Sukkot

"Celebrerai la festa delle capanne per sette giorni, quando raccoglierai il prodotto della tua aia e del tuo tino; gioirai in questa tua festa, tu, tuo figlio e tua figlia, il tuo schiavo e la tua schiava e il levita, lo straniero, l'orfano e la vedova che saranno dentro le tue città". (Deuteronomio 16,13-14)

Sukkot, che in ebraico significa “Capanne”, indica una festa che dura sette giorni e ricorda il periodo che gli ebrei trascorsero nel deserto, vivendo in abitazioni provvisorie, dopo la fuga dall’Egitto.

La tradizione ebraica prevede che queste “capanne” vengano edificate all’aperto, abbiano quattro mura e una copertura fatta di rami intrecciati, tra i quali si possa scorgere il cielo.

In queste dimore si deve soggiornare o, almeno, consumare un pasto al giorno per sette giorni a partire dal 15 del mese di Tishrì.

Come è facilmente comprensibile, la preparazione delle capanne ha da sempre rappresentato un’occasione felice per le famiglie ebraiche, che insieme raccolgono i materiali per la sua edificazione e scelgono con cura la frutta di stagione per decorarla.

Sukkot è anche chiamato Chag hassif, ossia festa del raccolto.

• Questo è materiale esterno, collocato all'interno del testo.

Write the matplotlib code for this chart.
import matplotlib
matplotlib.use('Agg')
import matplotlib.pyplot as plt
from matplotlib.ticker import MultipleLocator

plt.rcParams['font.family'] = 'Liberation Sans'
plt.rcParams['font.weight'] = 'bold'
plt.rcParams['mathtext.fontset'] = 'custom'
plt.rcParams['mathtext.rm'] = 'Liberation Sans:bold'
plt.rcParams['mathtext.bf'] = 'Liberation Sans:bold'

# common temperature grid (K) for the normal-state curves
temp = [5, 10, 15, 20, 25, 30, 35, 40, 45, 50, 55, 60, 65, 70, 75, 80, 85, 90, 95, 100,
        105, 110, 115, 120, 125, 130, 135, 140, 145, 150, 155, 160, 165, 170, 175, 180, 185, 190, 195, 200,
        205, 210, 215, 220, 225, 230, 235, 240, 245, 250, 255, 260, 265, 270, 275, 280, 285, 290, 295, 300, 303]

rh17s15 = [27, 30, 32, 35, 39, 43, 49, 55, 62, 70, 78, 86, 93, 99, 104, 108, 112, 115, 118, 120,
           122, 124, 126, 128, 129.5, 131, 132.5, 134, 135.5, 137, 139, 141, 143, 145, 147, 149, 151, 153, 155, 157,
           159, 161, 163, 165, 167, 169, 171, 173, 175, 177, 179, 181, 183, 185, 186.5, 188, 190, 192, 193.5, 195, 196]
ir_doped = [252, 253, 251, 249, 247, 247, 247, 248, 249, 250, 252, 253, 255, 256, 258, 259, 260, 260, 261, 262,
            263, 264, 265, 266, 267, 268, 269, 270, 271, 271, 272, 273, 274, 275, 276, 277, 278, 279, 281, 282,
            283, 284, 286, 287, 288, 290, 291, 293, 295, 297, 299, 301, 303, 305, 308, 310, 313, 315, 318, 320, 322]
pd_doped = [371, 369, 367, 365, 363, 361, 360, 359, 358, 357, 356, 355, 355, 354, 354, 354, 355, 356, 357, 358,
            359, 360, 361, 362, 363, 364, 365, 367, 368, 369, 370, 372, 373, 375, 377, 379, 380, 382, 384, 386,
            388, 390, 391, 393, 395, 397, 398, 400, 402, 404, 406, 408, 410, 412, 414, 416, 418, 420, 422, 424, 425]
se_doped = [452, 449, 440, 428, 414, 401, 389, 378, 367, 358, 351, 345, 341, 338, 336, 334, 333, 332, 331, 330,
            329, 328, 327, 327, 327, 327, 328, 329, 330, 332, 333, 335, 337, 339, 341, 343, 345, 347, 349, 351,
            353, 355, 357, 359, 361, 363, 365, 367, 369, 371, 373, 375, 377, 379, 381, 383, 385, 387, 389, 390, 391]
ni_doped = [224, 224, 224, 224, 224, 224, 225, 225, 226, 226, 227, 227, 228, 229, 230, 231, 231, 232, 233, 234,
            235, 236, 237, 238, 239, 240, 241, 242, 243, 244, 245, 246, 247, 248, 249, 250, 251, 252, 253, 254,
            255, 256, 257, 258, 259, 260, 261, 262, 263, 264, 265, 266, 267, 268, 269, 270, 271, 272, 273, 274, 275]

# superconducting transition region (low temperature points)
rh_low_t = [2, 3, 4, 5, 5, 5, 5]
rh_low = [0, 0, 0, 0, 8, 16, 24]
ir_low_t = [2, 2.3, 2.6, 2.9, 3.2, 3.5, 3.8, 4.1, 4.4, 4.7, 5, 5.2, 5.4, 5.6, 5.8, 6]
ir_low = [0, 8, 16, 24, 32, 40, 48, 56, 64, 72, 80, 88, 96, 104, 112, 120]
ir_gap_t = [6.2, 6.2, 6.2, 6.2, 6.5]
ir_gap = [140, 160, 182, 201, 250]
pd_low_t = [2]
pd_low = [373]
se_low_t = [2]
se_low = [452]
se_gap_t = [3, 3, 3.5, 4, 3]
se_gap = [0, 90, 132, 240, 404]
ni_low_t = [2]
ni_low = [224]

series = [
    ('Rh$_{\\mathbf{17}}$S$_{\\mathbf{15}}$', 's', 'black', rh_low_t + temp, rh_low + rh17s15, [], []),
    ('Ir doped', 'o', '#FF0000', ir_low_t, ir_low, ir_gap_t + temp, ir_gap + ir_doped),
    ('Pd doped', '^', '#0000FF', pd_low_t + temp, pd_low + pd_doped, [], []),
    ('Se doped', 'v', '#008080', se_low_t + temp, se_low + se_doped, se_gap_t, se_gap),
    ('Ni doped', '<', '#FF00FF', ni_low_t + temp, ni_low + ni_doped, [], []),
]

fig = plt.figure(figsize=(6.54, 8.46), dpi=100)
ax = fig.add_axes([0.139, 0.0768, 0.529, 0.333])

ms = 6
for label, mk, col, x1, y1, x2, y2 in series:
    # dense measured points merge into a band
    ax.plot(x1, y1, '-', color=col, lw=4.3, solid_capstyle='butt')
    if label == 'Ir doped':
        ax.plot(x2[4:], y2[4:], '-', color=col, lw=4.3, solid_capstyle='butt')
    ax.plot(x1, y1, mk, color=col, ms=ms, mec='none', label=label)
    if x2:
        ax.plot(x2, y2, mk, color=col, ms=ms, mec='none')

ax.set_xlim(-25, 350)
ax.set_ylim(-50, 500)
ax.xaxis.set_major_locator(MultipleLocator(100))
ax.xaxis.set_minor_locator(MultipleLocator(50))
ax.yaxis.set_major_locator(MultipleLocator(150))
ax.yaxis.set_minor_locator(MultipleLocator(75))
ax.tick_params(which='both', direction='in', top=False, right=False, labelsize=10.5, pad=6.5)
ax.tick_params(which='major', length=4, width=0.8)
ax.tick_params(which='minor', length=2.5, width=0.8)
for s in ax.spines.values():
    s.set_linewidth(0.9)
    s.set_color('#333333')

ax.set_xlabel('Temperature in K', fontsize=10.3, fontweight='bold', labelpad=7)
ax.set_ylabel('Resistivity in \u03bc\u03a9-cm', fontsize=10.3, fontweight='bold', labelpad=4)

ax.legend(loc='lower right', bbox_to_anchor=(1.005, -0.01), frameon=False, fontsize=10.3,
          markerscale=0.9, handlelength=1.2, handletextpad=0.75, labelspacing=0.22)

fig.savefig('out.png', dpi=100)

Nei tempi antichi di Israele era il momento a lungo atteso alla fine della stagione agricola. Tutti lo festeggiavano con grande gioia: ricchi e poveri, uomini e donne, operai e proprietari terrieri. Molto bello il passo del libro del Deuteronomio (16,13-15) che si riferisce a questa festa: “Celebrerai la festa delle capanne per sette giorni, quando raccoglierai il prodotto della tua aia e del tuo tino; gioirai in questa tua festa, tu, tuo figlio e tua figlia, il tuo schiavo e la tua schiava e il levita, lo straniero, l'orfano e la vedova che saranno dentro le tue città. Celebrerai la festa per sette giorni per YHWH tuo Dio, nel luogo che avrà scelto YHWH, perché YHWH tuo Dio ti benedirà in tutto il tuo raccolto e in tutto il lavoro delle tue mani e tu sarai contento”.

Proprio questo riferimento alla natura ci spiega la scelta di abbellire le capanne con quattro specie di piante presenti in Israele: il cedro, la palma, il mirto e il salice. Durante la preghiera mattutina nei giorni di Sukkot i rami di queste quattro piante sono legati insieme in un fascio dal nome lulav (che significa “ramo di palma”) e vengono agitati verso i quattro punti cardinali, verso il cielo e la terra.

All’epoca del grande Tempio a Gerusalemme, grandiose feste popolari venivano organizzate nei cortili del Tempio, dove folle di pellegrini agitavano i loro lulav. Gerusalemme era splendidamente illuminata da grandi lampade e i gruppi si incrociavano e cantavano Salmi accompagnati dal suono di cembali e arpe.

Il settimo giorno di Sukkot è indicato con il nome di Hoshanà Rabbà, che significa “grande Osanna” ossia “grande supplica” che deriva dalla recitazione delle invocazioni di osanna, aiuto e salvezza. Le preghiere vengono pronunciate mentre si compiono sette giri all’interno della sinagoga, tenendo in mano il lulav. La cerimonia prevede anche che, prima della preghiera, sette rotoli della Torah vengano portati sull’altare e, a conclusione di ogni giro, siano riportati uno alla volta all’interno dell’Arca che li custodisce. Al termine delle preghiere tutti i fedeli battono a terra per cinque volte i rami di salice (hoshanoth) fino a quando siano cadute la maggior parte delle foglie, segno del perdono che YHWH ha accordato.